• **Request**
Locate the line that contains "What matplotlib code" and the line that contains "plt.rcParams['mathtext.bf'] = 'Liberation". Copy both of them exactly, together with every line between them, and no others.

• **Source data**
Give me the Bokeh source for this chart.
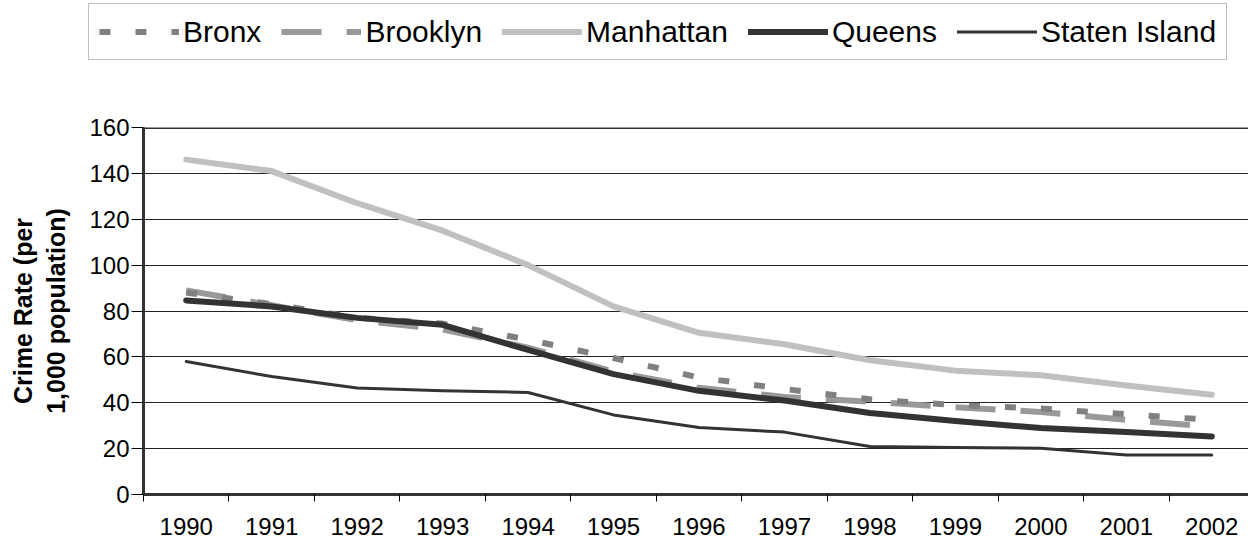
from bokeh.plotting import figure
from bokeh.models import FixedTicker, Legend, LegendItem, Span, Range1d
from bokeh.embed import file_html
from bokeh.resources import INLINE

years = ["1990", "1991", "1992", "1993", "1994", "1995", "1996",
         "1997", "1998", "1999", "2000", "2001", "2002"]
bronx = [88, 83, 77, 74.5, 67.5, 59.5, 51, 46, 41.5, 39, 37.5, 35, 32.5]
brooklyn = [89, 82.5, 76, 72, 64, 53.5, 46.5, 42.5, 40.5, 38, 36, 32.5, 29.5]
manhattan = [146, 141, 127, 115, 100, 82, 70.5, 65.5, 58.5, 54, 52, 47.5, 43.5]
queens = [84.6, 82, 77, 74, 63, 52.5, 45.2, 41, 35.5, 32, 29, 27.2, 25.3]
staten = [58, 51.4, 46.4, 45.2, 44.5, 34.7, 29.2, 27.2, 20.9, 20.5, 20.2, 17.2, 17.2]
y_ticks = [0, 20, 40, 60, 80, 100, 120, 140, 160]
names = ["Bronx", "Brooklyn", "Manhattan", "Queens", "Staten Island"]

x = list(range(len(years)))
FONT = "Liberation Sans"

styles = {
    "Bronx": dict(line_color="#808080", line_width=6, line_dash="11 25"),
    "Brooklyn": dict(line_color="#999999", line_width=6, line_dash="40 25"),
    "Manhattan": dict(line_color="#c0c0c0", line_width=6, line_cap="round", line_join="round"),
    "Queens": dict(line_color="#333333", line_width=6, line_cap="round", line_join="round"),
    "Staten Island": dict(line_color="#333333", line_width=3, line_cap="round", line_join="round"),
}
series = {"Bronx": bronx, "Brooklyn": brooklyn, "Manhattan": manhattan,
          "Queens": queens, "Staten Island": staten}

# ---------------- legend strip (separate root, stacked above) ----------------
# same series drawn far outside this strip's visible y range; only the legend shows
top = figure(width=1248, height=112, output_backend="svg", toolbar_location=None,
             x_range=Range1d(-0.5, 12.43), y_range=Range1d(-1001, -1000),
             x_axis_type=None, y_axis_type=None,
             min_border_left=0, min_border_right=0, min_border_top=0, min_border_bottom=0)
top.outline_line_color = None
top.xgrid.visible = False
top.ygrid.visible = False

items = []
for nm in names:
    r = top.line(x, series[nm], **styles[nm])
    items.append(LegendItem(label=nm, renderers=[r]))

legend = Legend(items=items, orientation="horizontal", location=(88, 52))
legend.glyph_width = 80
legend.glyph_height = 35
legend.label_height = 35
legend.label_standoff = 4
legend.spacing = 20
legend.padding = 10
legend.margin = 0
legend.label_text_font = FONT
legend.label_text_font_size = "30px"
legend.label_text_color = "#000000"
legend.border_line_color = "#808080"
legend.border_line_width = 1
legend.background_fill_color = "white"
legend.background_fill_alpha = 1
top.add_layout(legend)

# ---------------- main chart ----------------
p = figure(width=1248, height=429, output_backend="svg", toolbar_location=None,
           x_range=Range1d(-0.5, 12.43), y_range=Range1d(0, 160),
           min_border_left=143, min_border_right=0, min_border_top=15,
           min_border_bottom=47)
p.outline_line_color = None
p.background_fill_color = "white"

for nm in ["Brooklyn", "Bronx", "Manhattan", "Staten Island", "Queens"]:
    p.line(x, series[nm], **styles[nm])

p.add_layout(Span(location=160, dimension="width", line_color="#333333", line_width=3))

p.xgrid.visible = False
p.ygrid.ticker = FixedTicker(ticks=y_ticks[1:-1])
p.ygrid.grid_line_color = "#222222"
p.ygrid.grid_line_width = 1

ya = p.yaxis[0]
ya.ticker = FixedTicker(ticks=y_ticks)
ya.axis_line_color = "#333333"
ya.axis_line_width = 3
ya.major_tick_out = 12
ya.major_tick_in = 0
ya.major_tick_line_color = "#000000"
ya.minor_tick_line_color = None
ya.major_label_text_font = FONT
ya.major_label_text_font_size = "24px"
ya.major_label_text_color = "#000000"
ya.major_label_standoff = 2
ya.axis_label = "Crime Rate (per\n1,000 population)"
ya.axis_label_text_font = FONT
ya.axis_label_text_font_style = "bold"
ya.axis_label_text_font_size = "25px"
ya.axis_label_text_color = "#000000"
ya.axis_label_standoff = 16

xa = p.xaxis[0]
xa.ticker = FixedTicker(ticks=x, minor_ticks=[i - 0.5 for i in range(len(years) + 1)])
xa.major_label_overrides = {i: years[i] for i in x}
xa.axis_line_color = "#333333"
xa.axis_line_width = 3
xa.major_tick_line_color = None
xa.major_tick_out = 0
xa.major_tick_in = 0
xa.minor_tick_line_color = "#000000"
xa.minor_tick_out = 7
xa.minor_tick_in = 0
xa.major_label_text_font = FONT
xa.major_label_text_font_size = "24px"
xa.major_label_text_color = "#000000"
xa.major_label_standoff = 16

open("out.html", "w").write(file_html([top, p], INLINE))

...

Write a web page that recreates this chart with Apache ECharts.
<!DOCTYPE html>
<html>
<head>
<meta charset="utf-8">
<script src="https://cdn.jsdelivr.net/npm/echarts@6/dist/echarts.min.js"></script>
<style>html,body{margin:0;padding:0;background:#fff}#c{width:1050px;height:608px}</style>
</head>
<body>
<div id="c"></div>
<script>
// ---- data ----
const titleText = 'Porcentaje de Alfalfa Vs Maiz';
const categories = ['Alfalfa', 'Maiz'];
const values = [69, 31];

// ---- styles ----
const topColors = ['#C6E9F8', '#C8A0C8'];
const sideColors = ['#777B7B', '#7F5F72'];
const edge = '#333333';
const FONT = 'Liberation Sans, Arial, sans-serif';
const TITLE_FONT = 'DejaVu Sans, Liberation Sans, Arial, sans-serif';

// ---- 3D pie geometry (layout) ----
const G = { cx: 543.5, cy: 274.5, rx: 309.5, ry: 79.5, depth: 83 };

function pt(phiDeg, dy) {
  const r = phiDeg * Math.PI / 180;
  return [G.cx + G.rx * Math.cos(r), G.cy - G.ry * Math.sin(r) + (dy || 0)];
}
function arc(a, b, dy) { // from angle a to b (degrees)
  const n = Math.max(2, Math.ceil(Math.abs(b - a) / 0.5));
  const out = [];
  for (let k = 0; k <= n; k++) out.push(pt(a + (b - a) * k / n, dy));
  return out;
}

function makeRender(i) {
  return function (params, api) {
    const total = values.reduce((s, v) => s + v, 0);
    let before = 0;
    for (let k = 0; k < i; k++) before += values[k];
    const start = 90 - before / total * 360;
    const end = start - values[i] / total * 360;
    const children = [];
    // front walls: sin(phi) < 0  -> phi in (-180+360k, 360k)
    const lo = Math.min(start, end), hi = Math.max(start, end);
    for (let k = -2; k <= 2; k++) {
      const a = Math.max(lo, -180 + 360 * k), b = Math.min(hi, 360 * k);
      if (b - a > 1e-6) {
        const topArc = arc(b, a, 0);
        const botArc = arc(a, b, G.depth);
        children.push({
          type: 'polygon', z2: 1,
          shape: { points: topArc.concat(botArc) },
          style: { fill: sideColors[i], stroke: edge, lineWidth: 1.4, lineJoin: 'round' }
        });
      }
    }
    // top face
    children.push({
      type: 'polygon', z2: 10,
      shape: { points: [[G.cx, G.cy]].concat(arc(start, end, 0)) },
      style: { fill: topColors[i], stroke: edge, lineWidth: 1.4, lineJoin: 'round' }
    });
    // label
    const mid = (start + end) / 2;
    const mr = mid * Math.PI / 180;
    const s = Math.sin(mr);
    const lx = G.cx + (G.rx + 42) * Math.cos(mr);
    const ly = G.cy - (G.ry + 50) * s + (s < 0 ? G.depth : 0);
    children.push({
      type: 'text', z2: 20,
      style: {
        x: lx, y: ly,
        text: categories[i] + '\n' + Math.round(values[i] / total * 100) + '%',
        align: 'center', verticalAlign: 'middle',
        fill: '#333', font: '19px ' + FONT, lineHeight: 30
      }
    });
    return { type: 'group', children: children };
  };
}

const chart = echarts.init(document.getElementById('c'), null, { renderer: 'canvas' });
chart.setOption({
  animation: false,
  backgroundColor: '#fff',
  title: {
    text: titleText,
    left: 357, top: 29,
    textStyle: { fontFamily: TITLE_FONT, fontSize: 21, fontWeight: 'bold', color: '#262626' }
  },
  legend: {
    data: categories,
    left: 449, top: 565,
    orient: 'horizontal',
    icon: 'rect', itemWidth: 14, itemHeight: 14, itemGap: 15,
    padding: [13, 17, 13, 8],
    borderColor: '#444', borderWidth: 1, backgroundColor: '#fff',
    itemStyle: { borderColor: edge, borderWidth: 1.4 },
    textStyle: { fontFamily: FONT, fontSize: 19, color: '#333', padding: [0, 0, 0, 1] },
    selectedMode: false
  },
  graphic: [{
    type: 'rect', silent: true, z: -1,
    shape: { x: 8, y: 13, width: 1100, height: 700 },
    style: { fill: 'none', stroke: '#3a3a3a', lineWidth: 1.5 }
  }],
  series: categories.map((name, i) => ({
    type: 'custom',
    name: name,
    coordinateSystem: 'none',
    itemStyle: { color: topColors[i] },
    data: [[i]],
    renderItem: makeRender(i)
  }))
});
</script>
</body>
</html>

---

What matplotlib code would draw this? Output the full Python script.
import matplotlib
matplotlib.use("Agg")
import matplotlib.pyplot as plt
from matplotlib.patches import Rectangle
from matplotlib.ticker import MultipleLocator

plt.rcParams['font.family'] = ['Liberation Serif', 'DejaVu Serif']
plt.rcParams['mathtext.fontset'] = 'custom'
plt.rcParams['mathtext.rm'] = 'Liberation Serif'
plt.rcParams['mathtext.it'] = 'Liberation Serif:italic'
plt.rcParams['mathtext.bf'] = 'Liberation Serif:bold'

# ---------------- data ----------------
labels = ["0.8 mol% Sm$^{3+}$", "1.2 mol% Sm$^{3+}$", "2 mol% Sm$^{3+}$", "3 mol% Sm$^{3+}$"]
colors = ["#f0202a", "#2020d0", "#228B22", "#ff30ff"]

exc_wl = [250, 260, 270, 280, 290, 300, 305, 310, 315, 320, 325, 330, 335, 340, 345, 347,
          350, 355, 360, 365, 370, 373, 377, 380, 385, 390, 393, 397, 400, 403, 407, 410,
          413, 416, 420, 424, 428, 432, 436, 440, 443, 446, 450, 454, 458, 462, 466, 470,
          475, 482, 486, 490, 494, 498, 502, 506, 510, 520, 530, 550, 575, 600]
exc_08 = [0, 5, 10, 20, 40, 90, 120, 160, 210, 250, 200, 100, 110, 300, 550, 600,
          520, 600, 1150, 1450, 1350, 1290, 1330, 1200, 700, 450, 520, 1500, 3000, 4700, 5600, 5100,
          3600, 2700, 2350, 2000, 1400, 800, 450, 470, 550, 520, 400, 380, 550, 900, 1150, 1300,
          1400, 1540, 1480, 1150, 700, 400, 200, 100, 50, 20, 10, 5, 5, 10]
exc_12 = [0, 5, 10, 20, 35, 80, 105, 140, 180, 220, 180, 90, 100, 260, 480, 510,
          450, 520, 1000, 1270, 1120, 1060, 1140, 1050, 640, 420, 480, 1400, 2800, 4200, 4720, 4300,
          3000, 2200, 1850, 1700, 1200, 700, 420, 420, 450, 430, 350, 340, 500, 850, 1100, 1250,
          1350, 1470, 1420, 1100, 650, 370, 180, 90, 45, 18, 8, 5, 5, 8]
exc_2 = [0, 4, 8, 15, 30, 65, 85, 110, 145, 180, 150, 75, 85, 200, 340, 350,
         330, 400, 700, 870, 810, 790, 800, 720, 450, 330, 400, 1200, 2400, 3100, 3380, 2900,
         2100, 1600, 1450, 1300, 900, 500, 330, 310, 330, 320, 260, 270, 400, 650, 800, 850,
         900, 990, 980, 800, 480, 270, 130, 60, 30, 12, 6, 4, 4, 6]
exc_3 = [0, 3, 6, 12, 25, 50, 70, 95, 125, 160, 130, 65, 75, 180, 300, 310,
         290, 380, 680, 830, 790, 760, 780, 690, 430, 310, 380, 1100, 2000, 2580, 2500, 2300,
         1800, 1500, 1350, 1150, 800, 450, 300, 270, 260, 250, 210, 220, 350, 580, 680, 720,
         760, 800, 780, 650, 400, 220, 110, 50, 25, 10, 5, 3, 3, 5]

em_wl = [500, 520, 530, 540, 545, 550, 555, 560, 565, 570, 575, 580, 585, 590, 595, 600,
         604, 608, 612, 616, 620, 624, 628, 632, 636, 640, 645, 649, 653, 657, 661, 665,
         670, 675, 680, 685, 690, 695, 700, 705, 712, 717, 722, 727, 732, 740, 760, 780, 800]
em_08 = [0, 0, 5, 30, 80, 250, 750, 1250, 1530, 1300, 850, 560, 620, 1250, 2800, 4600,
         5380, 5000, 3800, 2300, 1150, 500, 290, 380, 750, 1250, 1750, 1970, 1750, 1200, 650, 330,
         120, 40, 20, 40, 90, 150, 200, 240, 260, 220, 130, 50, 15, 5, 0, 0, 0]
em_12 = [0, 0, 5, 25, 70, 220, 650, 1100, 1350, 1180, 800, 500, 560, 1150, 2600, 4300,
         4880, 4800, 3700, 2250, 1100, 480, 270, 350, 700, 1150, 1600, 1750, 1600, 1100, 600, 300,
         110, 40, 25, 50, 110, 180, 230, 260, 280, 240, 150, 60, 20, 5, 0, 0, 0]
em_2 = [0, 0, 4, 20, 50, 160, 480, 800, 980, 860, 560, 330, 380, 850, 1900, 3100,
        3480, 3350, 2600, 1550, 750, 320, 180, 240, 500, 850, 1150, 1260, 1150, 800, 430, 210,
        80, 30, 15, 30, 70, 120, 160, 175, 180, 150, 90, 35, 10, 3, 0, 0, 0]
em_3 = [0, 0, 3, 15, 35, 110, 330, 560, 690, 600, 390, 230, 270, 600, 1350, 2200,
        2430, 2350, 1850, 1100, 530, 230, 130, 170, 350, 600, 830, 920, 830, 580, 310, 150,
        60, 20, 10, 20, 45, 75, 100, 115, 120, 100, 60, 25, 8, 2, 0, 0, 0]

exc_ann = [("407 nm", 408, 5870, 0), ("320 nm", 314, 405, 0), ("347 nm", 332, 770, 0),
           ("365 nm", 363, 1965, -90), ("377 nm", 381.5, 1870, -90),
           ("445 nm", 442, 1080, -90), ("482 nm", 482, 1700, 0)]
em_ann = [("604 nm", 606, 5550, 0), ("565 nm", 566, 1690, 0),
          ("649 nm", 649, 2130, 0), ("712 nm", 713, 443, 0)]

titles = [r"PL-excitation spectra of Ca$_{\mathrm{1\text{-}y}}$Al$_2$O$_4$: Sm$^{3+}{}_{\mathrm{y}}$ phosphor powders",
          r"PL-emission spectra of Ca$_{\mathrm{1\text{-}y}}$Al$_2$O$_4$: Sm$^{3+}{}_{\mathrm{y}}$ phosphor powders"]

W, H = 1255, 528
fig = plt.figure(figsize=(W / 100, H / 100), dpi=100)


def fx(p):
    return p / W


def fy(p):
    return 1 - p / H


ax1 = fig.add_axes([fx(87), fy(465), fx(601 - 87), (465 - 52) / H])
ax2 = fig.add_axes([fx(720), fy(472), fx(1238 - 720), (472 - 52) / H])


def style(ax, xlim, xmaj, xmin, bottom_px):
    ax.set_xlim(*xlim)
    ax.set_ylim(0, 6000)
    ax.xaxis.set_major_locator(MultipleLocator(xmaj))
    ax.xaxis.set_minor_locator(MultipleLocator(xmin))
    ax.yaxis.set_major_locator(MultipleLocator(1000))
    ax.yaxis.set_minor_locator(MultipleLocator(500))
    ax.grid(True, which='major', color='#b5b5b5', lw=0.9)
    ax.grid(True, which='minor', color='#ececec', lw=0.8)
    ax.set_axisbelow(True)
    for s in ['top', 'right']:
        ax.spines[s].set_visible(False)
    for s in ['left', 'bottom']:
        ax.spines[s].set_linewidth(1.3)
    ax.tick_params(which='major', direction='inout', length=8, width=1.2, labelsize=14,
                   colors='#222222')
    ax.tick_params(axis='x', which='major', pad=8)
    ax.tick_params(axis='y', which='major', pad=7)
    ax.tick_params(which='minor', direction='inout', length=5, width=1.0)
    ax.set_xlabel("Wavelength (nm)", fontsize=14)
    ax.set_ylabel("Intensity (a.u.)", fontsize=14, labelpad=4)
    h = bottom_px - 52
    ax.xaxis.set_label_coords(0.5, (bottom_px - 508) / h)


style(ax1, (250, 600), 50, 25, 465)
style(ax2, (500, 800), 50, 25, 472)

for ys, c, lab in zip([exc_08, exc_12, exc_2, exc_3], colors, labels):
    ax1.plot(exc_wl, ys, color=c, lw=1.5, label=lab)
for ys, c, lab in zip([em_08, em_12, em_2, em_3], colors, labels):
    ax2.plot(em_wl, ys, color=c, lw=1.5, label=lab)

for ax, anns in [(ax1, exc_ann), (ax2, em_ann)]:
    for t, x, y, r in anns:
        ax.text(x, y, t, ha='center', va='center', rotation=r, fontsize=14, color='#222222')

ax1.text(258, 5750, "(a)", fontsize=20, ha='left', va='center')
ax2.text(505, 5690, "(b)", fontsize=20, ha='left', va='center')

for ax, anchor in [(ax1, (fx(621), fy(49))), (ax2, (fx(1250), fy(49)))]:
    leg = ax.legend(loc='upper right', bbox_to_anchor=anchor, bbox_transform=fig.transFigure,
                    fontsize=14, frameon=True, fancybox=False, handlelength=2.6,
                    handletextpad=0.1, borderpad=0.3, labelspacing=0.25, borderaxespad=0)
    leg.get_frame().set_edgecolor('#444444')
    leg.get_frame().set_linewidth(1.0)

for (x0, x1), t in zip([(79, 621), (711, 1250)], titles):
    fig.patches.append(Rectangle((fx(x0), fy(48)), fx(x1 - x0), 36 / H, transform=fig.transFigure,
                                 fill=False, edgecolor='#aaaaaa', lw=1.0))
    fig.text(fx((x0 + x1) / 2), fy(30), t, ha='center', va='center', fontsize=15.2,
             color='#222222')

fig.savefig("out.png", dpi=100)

• **Answer to this task**
What matplotlib code would draw this? Output the full Python script.
import matplotlib
matplotlib.use("Agg")
import matplotlib.pyplot as plt
from matplotlib.patches import Rectangle
from matplotlib.ticker import MultipleLocator

plt.rcParams['font.family'] = ['Liberation Serif', 'DejaVu Serif']
plt.rcParams['mathtext.fontset'] = 'custom'
plt.rcParams['mathtext.rm'] = 'Liberation Serif'
plt.rcParams['mathtext.it'] = 'Liberation Serif:italic'
plt.rcParams['mathtext.bf'] = 'Liberation Serif:bold'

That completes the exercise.